Sunday, March 9, 2014

Choices - With Cliffs Notes

Okay, in case you don't sit around reading Rilke's Book of Hours or The Collected Poems of Sara Teasdale, I thought I'd give a frame of reference for this poem. (I recommend both those books, though, if you like poetry).

It is the season of Lent on my liturgical calendar of faith, and I love this as a time of soul-searching and preparing my heart for the message of the Cross and Resurrection. Before new life, comes death. In Matthew 16:24-25, Jesus said, "If any want to become my follower, let them deny themselves and take up their cross and follow me. For those who want to save their life will lose it, and those who lose their life for my sake will find it."

There seem to be two equations at play for the human condition: life-death-death, and life-death-life. It all swirls around in physical-metaphysical realities, but if we choose the kind of death Jesus mentions (and you can look up many more scriptures that express this), we get life. If we choose death by depression, fear, anger, poor habits, bad attitudes, or laziness, we get death.

Death by surrender, death by love...this is a spiritual principal, a paradox about real life. It's the Jesus story.

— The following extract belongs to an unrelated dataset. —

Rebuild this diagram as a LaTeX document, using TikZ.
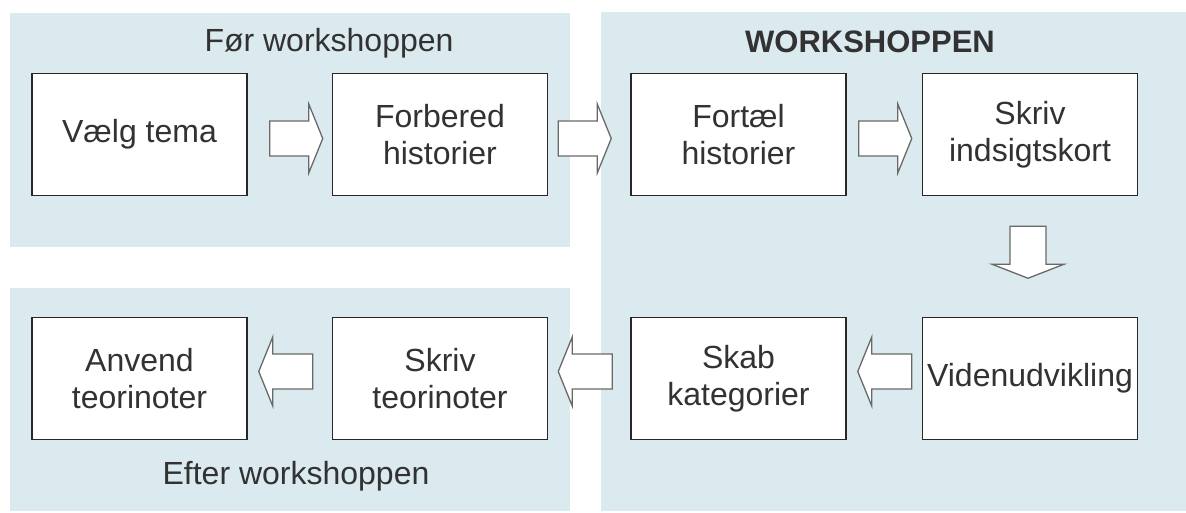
\documentclass[tikz,border=0pt]{standalone}
\usepackage{fontspec}
\setmainfont{Liberation Sans}
\usetikzlibrary{calc}
\definecolor{panelblue}{RGB}{219,234,239}
\definecolor{boxline}{RGB}{40,40,40}
\definecolor{txt}{RGB}{50,50,50}
\definecolor{arrline}{RGB}{105,105,105}
\newcommand\RArr[1]{\draw[bigarrow] (#1) ++(0,-17.5) -- ++(39,0) -- ++(0,-17) -- ++(14,34.5) -- ++(-14,34.5) -- ++(0,-17) -- ++(-39,0) -- cycle;}
\newcommand\LArr[1]{\draw[bigarrow] (#1) -- ++(14,-34.5) -- ++(0,17) -- ++(40,0) -- ++(0,35) -- ++(-40,0) -- ++(0,17) -- cycle;}
\newcommand\DArr[1]{\draw[bigarrow] (#1) ++(-18,0) -- ++(36,0) -- ++(0,38) -- ++(18,0) -- ++(-36,14) -- ++(-36,-14) -- ++(18,0) -- cycle;}
\begin{document}
\begin{tikzpicture}[x=1pt,y=-1pt,
  panel/.style={fill=panelblue,draw=none},
  stepbox/.style={draw=boxline,line width=1.5pt,fill=white,minimum width=215pt,minimum height=122pt,
    align=center,inner sep=2pt,text=txt,font=\fontsize{32}{37}\selectfont},
  title/.style={text=txt,font=\fontsize{32}{37}\selectfont,inner sep=0pt},
  bigarrow/.style={draw=arrline,line width=1.3pt,fill=white,line join=miter}]
\useasboundingbox (0,0) rectangle (1186,513);
\fill[white] (0,0) rectangle (1186,513);
% panels
\path[panel] (10,13) rectangle (570,247);
\path[panel] (10,288) rectangle (570,511);
\path[panel] (601,12) rectangle (1186,511);
% titles
\node[title] (t1) at (329,43) {Før workshoppen};
\node[title,font=\fontsize{31}{36}\selectfont\bfseries] (t2) at (870,42) {WORKSHOPPEN};
\node[title] (t3) at (296,476) {Efter workshoppen};
% boxes
\node[stepbox] (vt) at (139.5,134.5) {Vælg tema};
\node[stepbox] (fh) at (440,134.5) {Forbered\\historier};
\node[stepbox] (ft) at (738.5,134.5) {Fortæl\\historier};
\node[stepbox] (si) at (1030,134.5) {Skriv\\indsigtskort};
\node[stepbox] (vu) at (1030,378.5) {Videnudvikling};
\node[stepbox] (sk) at (738.5,378.5) {Skab\\kategorier};
\node[stepbox] (st) at (440,378.5) {Skriv\\teorinoter};
\node[stepbox] (at) at (139.5,378.5) {Anvend\\teorinoter};
% arrows
\coordinate (a1) at ($(vt.east)+(22,4)$);
\coordinate (a2) at ($(fh.east)+(10,4)$);
\coordinate (a3) at ($(ft.east)+(12,4)$);
\coordinate (a4) at ($(si.south)+(-2,30)$);
\coordinate (a5) at ($(sk.east)+(11,-7)$);
\coordinate (a6) at ($(st.east)+(10,-7)$);
\coordinate (a7) at ($(at.east)+(11,-7)$);
\RArr{a1}
\RArr{a2}
\RArr{a3}
\DArr{a4}
\LArr{a5}
\LArr{a6}
\LArr{a7}
\end{tikzpicture}
\end{document}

This poem has something to do with all of that, but if I detail it out much more, it won't be poetry!

Love to all of you. Spread the word about this blog! And please share your comments. I love hearing from you.

Have a creative day,
Kim


Choices

Death comes in many jaded forms,
     Sometimes in fury, sometimes reborn
But tyranny's grip, it's talons steel
     Rips through; the heart will be revealed
So choose your angel, dark or light
     To satiate our Maker's right
For death will come; death always wins
     I've died a thousand times again.
I am alive, my soul flies free
     I feed the rivers, bend the trees
I need the darkness veiled in fear
      The icy breath that hovers near
I  dance within the mystery
      That I chose life, and death chose me.